Wallace’s killing drew national attention, eliciting responses from Democratic presidential nominee Joe Biden, his running mate, U.S. Sen. Kamala Harris, and President Donald Trump’s press secretary.
On Thursday, an online petition circulated calling on city leaders to fire Matarazzo and Munz; resist providing additional funding for the PPD, including for the purchase of tasers; and to “ban” police from responding to mental health-related calls.
The document, sponsored by the Amistad Law Project, a group of advocates and attorneys that fights for criminal justice and jail reform, has garnered more than 1,750 signatures.
Mayor Jim Kenney said he has been in talks with City Council to potentially transfer funding to buy more tasers for officers.
Fraternal Order of Police Lodge 5, the union representing PPD officers, put out a statement Wednesday night, accusing officials and others of vilifying the officers for “doing their job.”
The union had been calling on city leaders to release the video since last Tuesday.
“Mayor Kenney has called this ‘police violence,’ however the real violence was perpetrated by a knife-wielding man, who confronted our police officers,” FOP President John McNesby said.
Kenney, during a press briefing Wednesday evening, called the video “painful” and said the footage would inspire anger, rage and distress.
“The taking of a life is a violent act, whether that act is appropriate or not is what this whole investigation will determine,” he said. “I’m not necessarily making any allusions to criminality.”

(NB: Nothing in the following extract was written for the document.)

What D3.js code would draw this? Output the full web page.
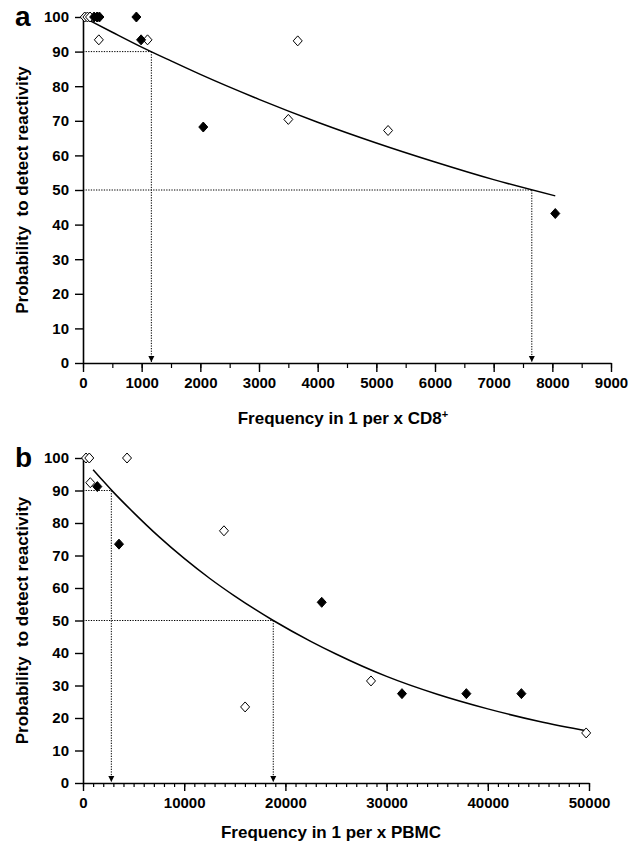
<!DOCTYPE html>
<html>
<head>
<meta charset="utf-8">
<script src="https://cdn.jsdelivr.net/npm/d3@7"></script>
<style>
  html, body { margin: 0; padding: 0; background: #fff; }
  svg { display: block; }
  text { font-family: "Liberation Sans", Arial, Helvetica, sans-serif; font-weight: bold; fill: #000; }
</style>
</head>
<body>
<svg id="chart" width="638" height="842"></svg>
<script>
// ---------- Panel a data ----------
const aOpenX   = [30, 75, 120, 270, 1100, 3500, 3660, 5200];
const aOpenY   = [100, 100, 100, 93.4, 93.4, 70.4, 93.1, 67.2];
const aFilledX = [190, 240, 280, 910, 990, 2050, 8050];
const aFilledY = [100, 100, 100, 100, 93.4, 68.2, 43.2];
const aCurveX  = [100, 500, 1000, 1500, 2000, 3000, 4000, 5000, 6000, 7000, 8050];
const aCurveY  = [99.1, 95.6, 91.3, 87.3, 83.4, 76.2, 69.6, 63.6, 58.1, 53.0, 48.3];
const aRefX    = [1165, 7650];   // x where curve crosses 90 / 50
const aRefY    = [90, 50];
const aXTicks  = [0, 1000, 2000, 3000, 4000, 5000, 6000, 7000, 8000, 9000];
const aYTicks  = [0, 10, 20, 30, 40, 50, 60, 70, 80, 90, 100];

// ---------- Panel b data ----------
const bOpenX   = [300, 620, 4350, 720, 13930, 16020, 28460, 49720];
const bOpenY   = [100, 100, 100, 92.4, 77.6, 23.4, 31.4, 15.4];
const bFilledX = [1415, 3557, 23590, 31520, 37880, 43320];
const bFilledY = [91.2, 73.5, 55.6, 27.5, 27.5, 27.5];
const bCurveX  = [1000, 2000, 3000, 5000, 7500, 10000, 12500, 15000, 18800, 22500, 25000, 30000, 35000, 40000, 45000, 50000];
const bCurveY  = [96.4, 92.9, 89.5, 83.2, 75.8, 69.1, 63.0, 57.5, 50.0, 43.6, 39.7, 32.8, 27.3, 22.8, 19.0, 15.9];
const bRefX    = [2800, 18800];
const bRefY    = [90, 50];
const bXTicks  = [0, 10000, 20000, 30000, 40000, 50000];
const bYTicks  = [0, 10, 20, 30, 40, 50, 60, 70, 80, 90, 100];

const svg = d3.select("#chart");
svg.append("rect").attr("width", 638).attr("height", 842).attr("fill", "#fff");

const defs = svg.append("defs");
defs.append("marker").attr("id", "arrow")
  .attr("viewBox", "0 0 10 10").attr("refX", 10).attr("refY", 5)
  .attr("markerWidth", 6).attr("markerHeight", 7).attr("orient", "auto")
  .attr("markerUnits", "userSpaceOnUse")
  .append("path").attr("d", "M0,0 L10,5 L0,10 Z").attr("fill", "#000");

const FONT = "'Liberation Sans', Arial, sans-serif";

function panel(cfg) {
  const g = svg.append("g");
  const x = d3.scaleLinear().domain(cfg.xDomain).range([cfg.left, cfg.right]);
  const y = d3.scaleLinear().domain([0, 100]).range([cfg.bottom, cfg.top]);

  // y axis
  const yAxis = d3.axisLeft(y).tickValues(cfg.yTicks).tickSize(8).tickSizeOuter(0).tickPadding(6);
  const ya = g.append("g").attr("transform", `translate(${cfg.left},0)`).call(yAxis);
  ya.select(".domain").attr("stroke", "#000").attr("stroke-width", 1.6);
  ya.selectAll(".tick line").attr("stroke", "#000").attr("stroke-width", 1.4);
  ya.selectAll(".tick text").style("font-size", "15px").style("font-family", FONT).style("font-weight", "bold");

  // x minor ticks
  const xMinor = d3.axisBottom(x).tickValues(d3.range(cfg.xDomain[0], cfg.xDomain[1] + 1, cfg.minorStep))
    .tickSize(cfg.minorLen).tickSizeOuter(0).tickFormat("");
  const xm = g.append("g").attr("transform", `translate(0,${cfg.bottom})`).call(xMinor);
  xm.select(".domain").remove();
  xm.selectAll(".tick line").attr("stroke", "#000").attr("stroke-width", 1.2);

  // x major
  const xAxis = d3.axisBottom(x).tickValues(cfg.xTicks).tickSize(cfg.majorLen).tickSizeOuter(0).tickPadding(cfg.labelPad)
    .tickFormat(d3.format("d"));
  const xa = g.append("g").attr("transform", `translate(0,${cfg.bottom})`).call(xAxis);
  xa.select(".domain").attr("stroke", "#000").attr("stroke-width", 1.6);
  xa.selectAll(".tick line").attr("stroke", "#000").attr("stroke-width", 1.4);
  xa.selectAll(".tick text").style("font-size", "15px").style("font-family", FONT).style("font-weight", "bold");

  // reference dotted lines
  cfg.refX.forEach((rx, i) => {
    const ry = cfg.refY[i];
    g.append("line").attr("x1", x(0)).attr("x2", x(rx)).attr("y1", y(ry)).attr("y2", y(ry))
      .attr("stroke", "#000").attr("stroke-width", 1).attr("stroke-dasharray", "1.3,1.3");
    g.append("line").attr("x1", x(rx)).attr("x2", x(rx)).attr("y1", y(ry)).attr("y2", y(0) - 1)
      .attr("stroke", "#000").attr("stroke-width", 1).attr("stroke-dasharray", "1.3,1.3")
      .attr("marker-end", "url(#arrow)");
  });

  // fitted curve
  const pts = cfg.curveX.map((d, i) => [d, cfg.curveY[i]]);
  g.append("path").datum(pts)
    .attr("d", d3.line().x(d => x(d[0])).y(d => y(d[1])).curve(d3.curveMonotoneX))
    .attr("fill", "none").attr("stroke", "#000").attr("stroke-width", 1.5);

  // diamonds
  const diamond = (cx, cy) => `M${cx},${cy - 5} L${cx + 4.5},${cy} L${cx},${cy + 5} L${cx - 4.5},${cy} Z`;
  const open = cfg.openX.map((d, i) => [d, cfg.openY[i]]);
  const filled = cfg.filledX.map((d, i) => [d, cfg.filledY[i]]);
  g.selectAll(".open").data(open).enter().append("path")
    .attr("d", d => diamond(x(d[0]), y(d[1])))
    .attr("fill", "#fff").attr("stroke", "#000").attr("stroke-width", 1);
  g.selectAll(".filled").data(filled).enter().append("path")
    .attr("d", d => diamond(x(d[0]), y(d[1])))
    .attr("fill", "#000").attr("stroke", "#000").attr("stroke-width", 1);

  // panel letter
  g.append("text").attr("x", cfg.letterX).attr("y", cfg.top + 9).text(cfg.letter)
    .style("font-size", "28px");

  // y title
  g.append("text")
    .attr("transform", `translate(${cfg.yTitleX},${(cfg.top + cfg.bottom) / 2}) rotate(-90)`)
    .attr("text-anchor", "middle").style("font-size", "17px")
    .attr("xml:space", "preserve")
    .text("Probability  to detect reactivity");

  // x title
  const xt = g.append("text").attr("x", (cfg.left + cfg.right) / 2 + cfg.xTitleDx).attr("y", cfg.xTitleY)
    .attr("text-anchor", "middle").style("font-size", "17px");
  xt.append("tspan").text(cfg.xTitle);
  if (cfg.xTitleSup) xt.append("tspan").attr("dy", -6).style("font-size", "11px").text(cfg.xTitleSup);
}

panel({
  letter: "a", letterX: 15,
  xDomain: [0, 9000], left: 83, right: 611, top: 17, bottom: 363,
  xTicks: aXTicks, yTicks: aYTicks, minorStep: 500, minorLen: 5, majorLen: 9, labelPad: 5,
  openX: aOpenX, openY: aOpenY, filledX: aFilledX, filledY: aFilledY,
  curveX: aCurveX, curveY: aCurveY, refX: aRefX, refY: aRefY,
  yTitleX: 28, xTitle: "Frequency in 1 per x CD8", xTitleSup: "+", xTitleY: 424, xTitleDx: -4
});

panel({
  letter: "b", letterX: 15,
  xDomain: [0, 50000], left: 83, right: 589, top: 458, bottom: 783,
  xTicks: bXTicks, yTicks: bYTicks, minorStep: 1000, minorLen: 4, majorLen: 8, labelPad: 6,
  openX: bOpenX, openY: bOpenY, filledX: bFilledX, filledY: bFilledY,
  curveX: bCurveX, curveY: bCurveY, refX: bRefX, refY: bRefY,
  yTitleX: 28, xTitle: "Frequency in 1 per x PBMC", xTitleSup: "", xTitleY: 838, xTitleDx: -5
});
</script>
</body>
</html>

Kenney, Police Commissioner Danielle Outlaw and others asked the public for patience in allowing various investigations to run their course.
The PPD is conducting concurrent probes to determine whether the officers broke the law or violated any of the department’s policies, and the District Attorney’s Office has also opened its own investigation. Officials have not provided a timeline for wrapping up the case.
In the audio tape, a neighbor calls 911 just before 3:45 p.m. and asks them to “send the cops” to the apartment because people are fighting.
Less than 20 seconds later, Wallace’s sister, who is not in West Philadelphia, calls and also asks for officers to respond to Locust Street.
“My dad says that he’s about to faint, and my mom’s blood pressure is all the way up,” she said.
A third call, from an unknown man, informs a 911 operator that his mother needs help.
After a dispatcher relays the report to patrol officers, someone on police radio says: “Just have the officers use caution. This is an ongoing domestic issue going on up there.”
Officials said Wednesday that they will be rolling out and working to expand a number of initiatives to help PPD employees better understand what to do in the event of a mental health crisis.
Councilmember Jamie Gauthier, whose district includes part of West Philadelphia, had been calling for the release of the body camera video, and, in a statement, she said she wants “a swift and thorough investigation.”
“Walter Wallace Jr. was a Black man, and this incident demonstrates that Black lives are still not protected equally in our city,” Gauthier said Wednesday night. “Unless we address the racism that is at the root of tragedies like these, we’re bound to repeat history over and over.”